A Senate committee has approved a bill that would allow HIV-positive patients to receive organ transplants from others who carry the virus.
The HIV Organ Policy Equity (HOPE) Act—which got the green light from the Senate Health, Education, Labor and Pensions Committee—was a bipartisan effort that saw Democratic Senators Tammy Baldwin (D-WI) and Barbara Boxer (D-CA) co-sponsoring with Republicans Tom Coburn (R-OK) and Rand Paul (R-KY).
“I am proud to have worked across party lines on this important issue,” said Baldwin in a statement. “The HOPE Act is a bipartisan, commonsense bill that reflects the progress we are making in medicine, as well as in breaking down the stigma associated with HIV/AIDS. By allowing us to move forward with this critical research, the HOPE Act will help decrease the organ wait-time, save countless lives and reduce health care costs in the long-run.”

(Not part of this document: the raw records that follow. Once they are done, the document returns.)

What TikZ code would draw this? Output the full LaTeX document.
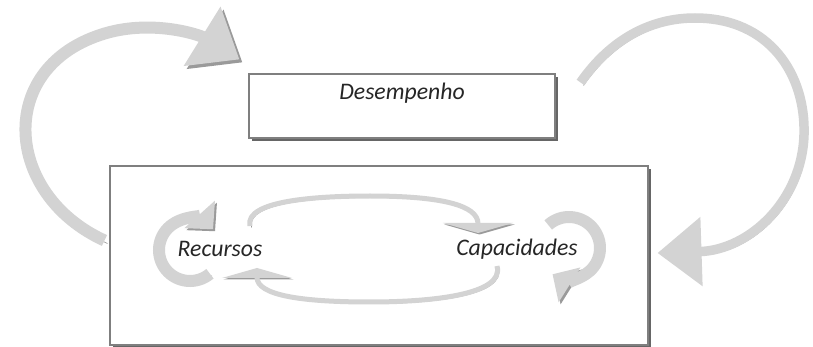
\documentclass[tikz,border=0pt]{standalone}
\usepackage{fontspec}
\setmainfont{Carlito}
\usetikzlibrary{arrows.meta, shadows, calc}

\definecolor{arrowfill}{HTML}{D3D3D3}
\definecolor{arrowshade}{HTML}{9A9A9A}
\definecolor{boxline}{HTML}{7F7F7F}

\begin{document}
\begin{tikzpicture}[x=0.2mm, y=-0.2mm,
  font=\fontsize{13.5}{16}\selectfont\itshape, text=black!85,
  box/.style={draw=boxline, line width=0.6pt, fill=white,
    drop shadow={shadow xshift=0.6mm, shadow yshift=-0.6mm, fill=black!60, opacity=1}},
  shaded/.style={draw=arrowfill,
    preaction={draw=arrowshade, transform canvas={shift={(#1,-#1)}}}},
  bigarrow/.style={shaded=0.6mm, line width=2.4mm, -{Triangle[length=8.8mm, width=13.4mm]}},
  loopar/.style={shaded=0.4mm, line width=2.4mm, -{Triangle[length=4mm, width=8mm]}},
  flatar/.style={shaded=0.3mm, line width=1mm, -{Triangle[length=2mm, width=14mm]}}]
  \useasboundingbox (0,0) rectangle (813,347);

  % boxes
  \node[box, minimum width=107.6mm, minimum height=35.8mm] (sistema) at (379,255.5) {};
  \node[box, minimum width=61.2mm, inner ysep=0pt, text height=5.2mm, text depth=7.6mm]
    (desemp) at (402,106) {Desempenho};
  \node (rec) at (220,249) {Recursos};
  \node (cap) at (517,249) {Capacidades};

  % big arrows
  \draw[bigarrow] ($(sistema.west)+(-5,-15)$) .. controls (5,195) and (-5,70) .. (100,35)
    .. controls (150,18) and (200,35) .. ($(desemp.north west)+(-9,-14)$);
  \draw[bigarrow, line width=1.9mm] ($(desemp.north east)+(25,9)$) .. controls (610,40) and (650,18) .. (695,18)
    .. controls (770,18) and (806,75) .. (804,135)
    .. controls (802,200) and (750,250) .. ($(sistema.east)+(9,-2.5)$);

  % self loops
  \draw[loopar] ($(rec.center)+(-30,1)+(50:31)$) arc[start angle=50, end angle=318, radius=31];
  \draw[loopar] ($(cap.center)+(52,-1)+(228:31)$) arc[start angle=228, end angle=482, radius=31];

  % between rec and cap
  \draw[flatar] ($(rec.center)+(30,-23)$) .. controls (244,200) and (320,196) .. (370,196)
    .. controls (440,196) and (478,205) .. ($(cap.center)+(-39,-16)$);
  \draw[flatar] ($(cap.center)+(-20,17)$) .. controls (505,295) and (430,302) .. (370,302)
    .. controls (300,302) and (257,295) .. ($(rec.center)+(37,19)$);
\end{tikzpicture}
\end{document}
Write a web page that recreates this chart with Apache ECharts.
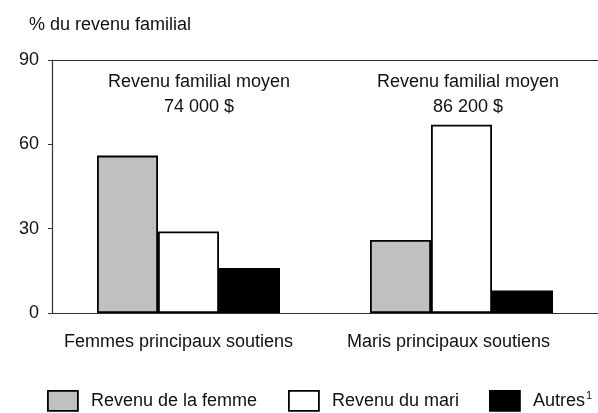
<!DOCTYPE html>
<html><head><meta charset="utf-8">
<script src="https://cdn.jsdelivr.net/npm/echarts@6/dist/echarts.min.js"></script>
<style>html,body{margin:0;padding:0;background:#fff}#c{width:598px;height:413px}</style>
</head><body><div id="c"></div>
<script>
var categories = ['Femmes principaux soutiens', 'Maris principaux soutiens'];
var femme = [56, 26];
var mari = [29, 67];
var autres = [16, 8];
var yTicks = [0, 30, 60, 90];
var moyens = ['74 000 $', '86 200 $'];

var F = '"Liberation Sans", Arial, sans-serif';
var FS = 18;
var chart = echarts.init(document.getElementById('c'), null, {renderer: 'canvas'});
var barStyle = function (c) { return {color: c, borderColor: '#000', borderWidth: 1.8}; };
chart.setOption({
  animation: false,
  title: {text: '% du revenu familial', left: 24, top: 11,
    textStyle: {fontFamily: F, fontSize: FS, fontWeight: 'normal', color: '#111'}},
  grid: {left: 52, right: -5, top: 60, bottom: 100},
  xAxis: [{
    type: 'category', data: categories,
    axisLine: {lineStyle: {color: '#333', width: 1.2}},
    axisTick: {show: false},
    axisLabel: {interval: 0, margin: 20, color: '#111', fontFamily: F, fontSize: FS,
      formatter: function (v, i) { return i === 0 ? '{a|' + v + '}' : '{b|' + v + '}'; },
      rich: {a: {fontFamily: F, fontSize: FS, color: '#111', padding: [0, 20, 0, 0]},
             b: {fontFamily: F, fontSize: FS, color: '#111', padding: [0, 26, 0, 0]}}}
  }, {
    type: 'category', data: categories, position: 'top',
    axisLine: {show: true, lineStyle: {color: '#333', width: 1.2}},
    axisTick: {show: false}, axisLabel: {show: false}
  }],
  yAxis: {
    type: 'value', min: 0, max: 90, interval: 30,
    axisLine: {show: true, lineStyle: {color: '#333', width: 1.2}},
    axisTick: {show: true, length: 4, lineStyle: {color: '#333'}},
    splitLine: {show: false},
    axisLabel: {margin: 13, color: '#111', fontFamily: F, fontSize: FS,
      formatter: function (v) { return yTicks.indexOf(v) >= 0 ? String(v) : ''; }}
  },
  legend: [
    {data: ['Revenu de la femme'], left: 47, top: 390},
    {data: ['Revenu du mari'], left: 288, top: 390},
    {data: ['Autres'], left: 489, top: 390}
  ].map(function (l) {
    l.itemWidth = 30; l.itemHeight = 20; l.padding = 0; l.icon = 'rect';
    l.itemStyle = {borderColor: '#000', borderWidth: 1.8};
    l.formatter = function (n) { return n === 'Autres' ? '{t|Autres}{s|1}' : '{t|' + n + '}'; };
    l.textStyle = {fontFamily: F, fontSize: FS, color: '#111', padding: [0, 0, 0, 8],
      rich: {t: {fontFamily: F, fontSize: FS, color: '#111'},
             s: {fontFamily: F, fontSize: 11, color: '#111', verticalAlign: 'top', padding: [0, 0, 10, 1]}}};
    return l;
  }),
  series: [
    {name: 'Revenu de la femme', type: 'bar', data: femme, barWidth: 61, barGap: '0%', itemStyle: barStyle('#c0c0c0')},
    {name: 'Revenu du mari', type: 'bar', data: mari, barWidth: 61, barGap: '0%', itemStyle: barStyle('#ffffff')},
    {name: 'Autres', type: 'bar', data: autres, barWidth: 61, barGap: '0%', itemStyle: barStyle('#000000')}
  ],
  graphic: moyens.map(function (m, i) {
    return {type: 'text', x: [199, 468][i], y: 70,
      style: {text: 'Revenu familial moyen\n' + m, textAlign: 'center', fontFamily: F, fontSize: FS,
        fill: '#111', lineHeight: 25}};
  })
});
</script></body></html>
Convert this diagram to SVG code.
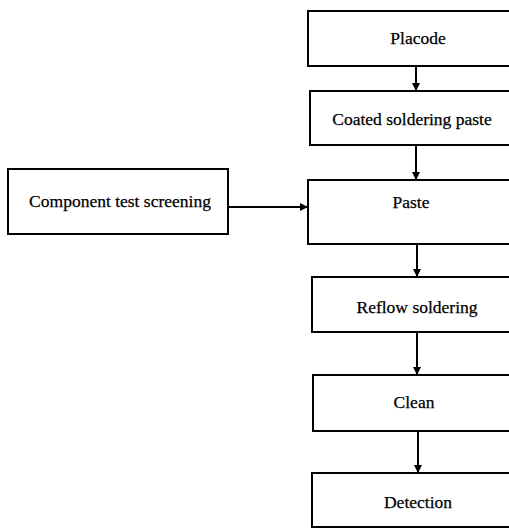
<svg xmlns="http://www.w3.org/2000/svg" width="509" height="529" viewBox="0 0 509 529">
<style>
.box{fill:#fff;stroke:#000;stroke-width:2}
.t{font-family:"Liberation Serif","Times New Roman",serif;font-size:17.5px;fill:#000;stroke:#000;stroke-width:0.25;text-anchor:middle}
.c{stroke:#000;stroke-width:2;fill:none}
</style>
<defs>
<marker id="ah" markerWidth="8" markerHeight="8" refX="8" refY="4" orient="auto" markerUnits="userSpaceOnUse">
<path d="M0,0 L8,4 L0,8 Z" fill="#000"/>
</marker>
</defs>
<rect width="509" height="529" fill="#fff"/>
<g id="connectors">
<line class="c" x1="416" y1="66" x2="416" y2="91" marker-end="url(#ah)"/>
<line class="c" x1="416" y1="145" x2="416" y2="180" marker-end="url(#ah)"/>
<line class="c" x1="228" y1="207" x2="308" y2="207" stroke-width="3.5" marker-end="url(#ah)"/>
<line class="c" x1="417" y1="244" x2="417" y2="277" marker-end="url(#ah)"/>
<line class="c" x1="417" y1="332" x2="417" y2="375" marker-end="url(#ah)"/>
<line class="c" x1="418" y1="431" x2="418" y2="473" marker-end="url(#ah)"/>
</g>
<g id="placode"><rect class="box" x="308" y="11" width="210" height="55"/><text class="t" x="418" y="44">Placode</text></g>
<g id="coated"><rect class="box" x="310" y="91" width="210" height="54"/><text class="t" x="412" y="125">Coated soldering paste</text></g>
<g id="component"><rect class="box" x="8" y="169" width="220" height="65"/><text class="t" x="120" y="207">Component test screening</text></g>
<g id="paste"><rect class="box" x="308" y="180" width="210" height="64"/><text class="t" x="411" y="208">Paste</text></g>
<g id="reflow"><rect class="box" x="312" y="277" width="210" height="55"/><text class="t" x="417" y="313">Reflow soldering</text></g>
<g id="clean"><rect class="box" x="313" y="375" width="210" height="56"/><text class="t" x="414" y="408">Clean</text></g>
<g id="detection"><rect class="box" x="312" y="473" width="210" height="54"/><text class="t" x="418" y="508">Detection</text></g>
</svg>
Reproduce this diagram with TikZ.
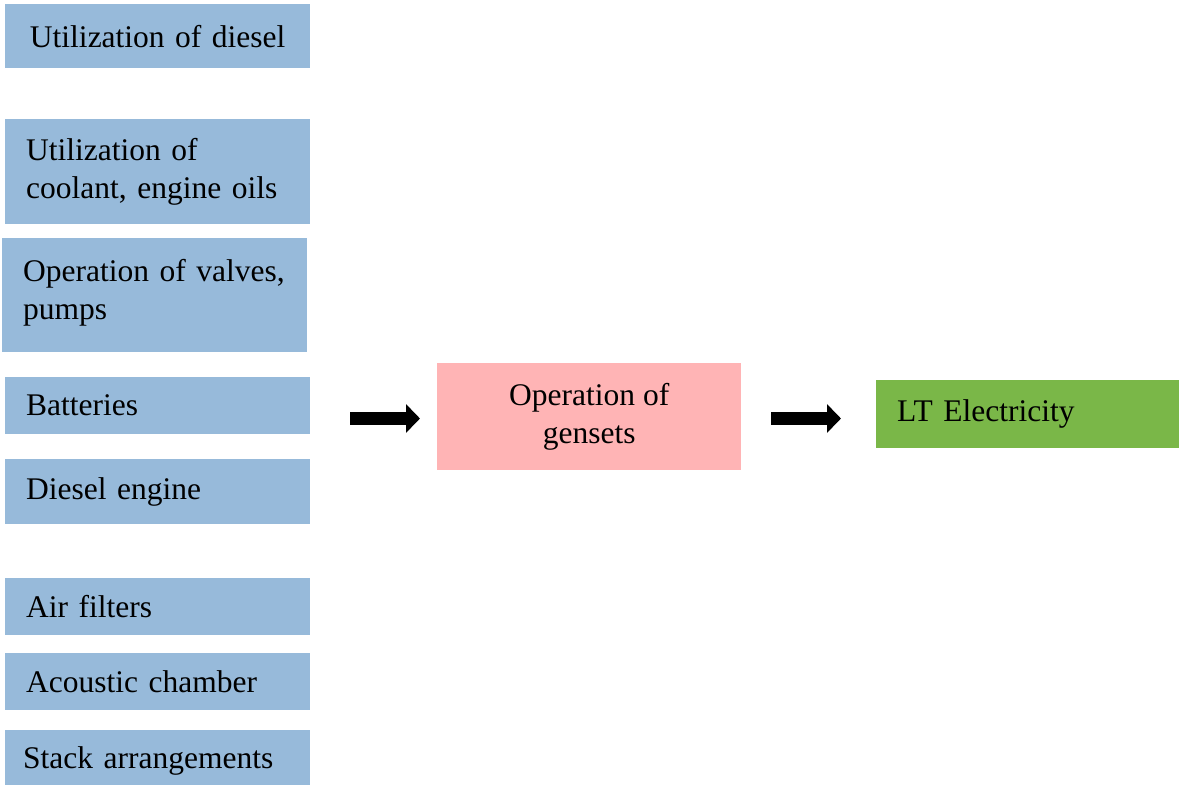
\documentclass[tikz,border=0pt]{standalone}
\usepackage{fontspec}
\setmainfont{Liberation Serif}
\usetikzlibrary{arrows.meta}
\definecolor{boxblue}{RGB}{151,186,218}
\definecolor{boxpink}{RGB}{255,180,181}
\definecolor{boxgreen}{RGB}{122,183,72}
\begin{document}
\begin{tikzpicture}[x=1pt,y=-1pt,
  every node/.style={font=\fontsize{31.5}{38}\selectfont},
  lbox/.style={fill=boxblue, anchor=north west, minimum width=305pt, inner xsep=21pt, inner ysep=0pt, text width=263pt, align=left},
  blockarrow/.style={line width=13pt, -{Triangle[length=14pt,width=28pt]}}]
\useasboundingbox (0,0) rectangle (1179,785);
\node[lbox, align=center, minimum height=64pt] (diesel) at (5,4) {Utilization of diesel};
\node[lbox, minimum height=105pt] (coolant) at (5,119) {Utilization of\\coolant, engine oils};
\node[lbox, minimum height=114pt, inner xsep=21pt] (valves) at (2,238) {Operation of valves,\\pumps\\[-26pt]\mbox{}};
\node[lbox, minimum height=57pt] (batt) at (5,377) {Batteries};
\node[lbox, minimum height=65pt] (engine) at (5,459) {Diesel engine};
\node[lbox, minimum height=57pt] (air) at (5,578) {Air filters};
\node[lbox, minimum height=57pt] (acoustic) at (5,653) {Acoustic chamber};
\node[lbox, minimum height=62pt, inner xsep=18pt, text width=269pt] (stack) at (5,730) {Stack arrangements};
\node[fill=boxpink, anchor=north west, minimum width=304pt, minimum height=107pt, align=center, inner sep=0pt] (gensets) at (437,363) {Operation of\\gensets};
\node[fill=boxgreen, anchor=north west, minimum width=303pt, minimum height=68pt, inner xsep=21pt, inner ysep=0pt, text width=261pt, align=left] (lt) at (876,380) {LT Electricity};
\coordinate (a1s) at (350,418.5);
\coordinate (a1e) at (420,418.5);
\coordinate (a2s) at (771,418.5);
\coordinate (a2e) at (841,418.5);
\draw[blockarrow] (a1s) -- (a1e);
\draw[blockarrow] (a2s) -- (a2e);
\end{tikzpicture}
\end{document}
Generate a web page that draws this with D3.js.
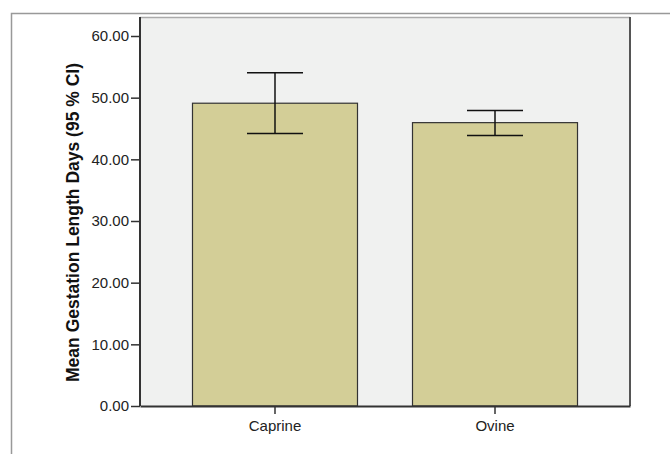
<!DOCTYPE html>
<html><head><meta charset="utf-8">
<script src="https://cdn.jsdelivr.net/npm/d3@7"></script>
<style>body{margin:0;background:#fff;} text{font-family:Arial,"Liberation Sans",sans-serif;}</style>
</head><body><svg id="c" width="670" height="454"></svg>
<script>
const categories = ["Caprine", "Ovine"];
const means = [49.1, 45.95];
const ciLow = [44.2, 43.85];
const ciHigh = [54.05, 47.9];
const yTicks = [0, 10, 20, 30, 40, 50, 60];

const svg = d3.select("#c");
const L = 140, R = 630, T = 17, B = 406;

// outer frame
svg.append("path").attr("d", `M11.5,454 V13.5 H670`).attr("fill","none").attr("stroke","#999").attr("stroke-width",1.5);

const y = d3.scaleLinear().domain([0, 60]).range([B, 36]);
const x = d3.scaleBand().domain(categories).range([L, R]).paddingInner(0.25).paddingOuter(0.2386);

// plot background
svg.append("rect").attr("x", L).attr("y", T).attr("width", R - L).attr("height", B - T).attr("fill", "#f0f1f0");
svg.append("line").attr("x1", L).attr("x2", R).attr("y1", T+0.5).attr("y2", T+0.5).attr("stroke", "#aaa").attr("stroke-width", 1.5);
svg.append("line").attr("x1", R).attr("x2", R).attr("y1", T).attr("y2", B).attr("stroke", "#555").attr("stroke-width", 2);

// bars
svg.selectAll("rect.bar").data(categories).enter().append("rect").attr("class","bar")
  .attr("x", d => x(d)).attr("width", x.bandwidth())
  .attr("y", (d,i) => y(means[i])).attr("height", (d,i) => y(0) - y(means[i]))
  .attr("fill", "#d3ce97").attr("stroke", "#333").attr("stroke-width", 1.2);

// error bars
const cap = 56;
categories.forEach((c,i) => {
  const cx = x(c) + x.bandwidth()/2;
  const g = svg.append("g").attr("stroke", "#111").attr("stroke-width", 1.5);
  g.append("line").attr("x1", cx).attr("x2", cx).attr("y1", y(ciLow[i])).attr("y2", y(ciHigh[i]));
  g.append("line").attr("x1", cx-cap/2).attr("x2", cx+cap/2).attr("y1", y(ciLow[i])).attr("y2", y(ciLow[i]));
  g.append("line").attr("x1", cx-cap/2).attr("x2", cx+cap/2).attr("y1", y(ciHigh[i])).attr("y2", y(ciHigh[i]));
});

// axes
const yAxis = svg.append("g").attr("transform", `translate(${L},0)`)
  .call(d3.axisLeft(y).tickValues(yTicks).tickFormat(d3.format(".2f")).tickSize(9).tickPadding(2).tickSizeOuter(0));
yAxis.attr("font-size", null).attr("font-family", null);
yAxis.select(".domain").attr("stroke", "#333").attr("stroke-width", 2).attr("d", `M0,${T}V${B}`);
yAxis.selectAll(".tick line").attr("stroke", "#333").attr("stroke-width", 1.5);
yAxis.selectAll("text").style("font-size", "15px").attr("fill", "#222").style("font-family", "Arial, 'Liberation Sans', sans-serif");

const xAxis = svg.append("g").attr("transform", `translate(0,${B})`)
  .call(d3.axisBottom(x).tickSize(8).tickPadding(6).tickSizeOuter(0));
xAxis.attr("font-size", null).attr("font-family", null);
xAxis.select(".domain").attr("stroke", "#333").attr("stroke-width", 2);
xAxis.selectAll(".tick line").attr("stroke", "#333").attr("stroke-width", 1.5);
xAxis.selectAll("text").style("font-size", "15px").attr("fill", "#222").style("font-family", "Arial, 'Liberation Sans', sans-serif");

svg.append("text").attr("transform", `translate(79,${(T+B)/2 + 11}) rotate(-90)`)
  .attr("text-anchor", "middle").style("font-size", "17.5px").attr("font-weight", "bold").attr("fill", "#111")
  .text("Mean Gestation Length Days (95 % CI)");
</script></body></html>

Backed by the AMA and the American Society of Transplant Surgeons, the HOPE Act would lift the ban on medical research on HIV-positive organs and allow Secretary of Health and Human Services Kathleen Sebilius to eventually change policy to approve organ-donation between HIV-positive people who were otherwise a match.
“We have learned much about HIV/AIDS and the HOPE Act ensures that medical science – not outdated stereotypes – is driving critical policy related to organ transplant,” said Dr. John Fangman, medical director at the AIDS Resource Center of Wisconsin.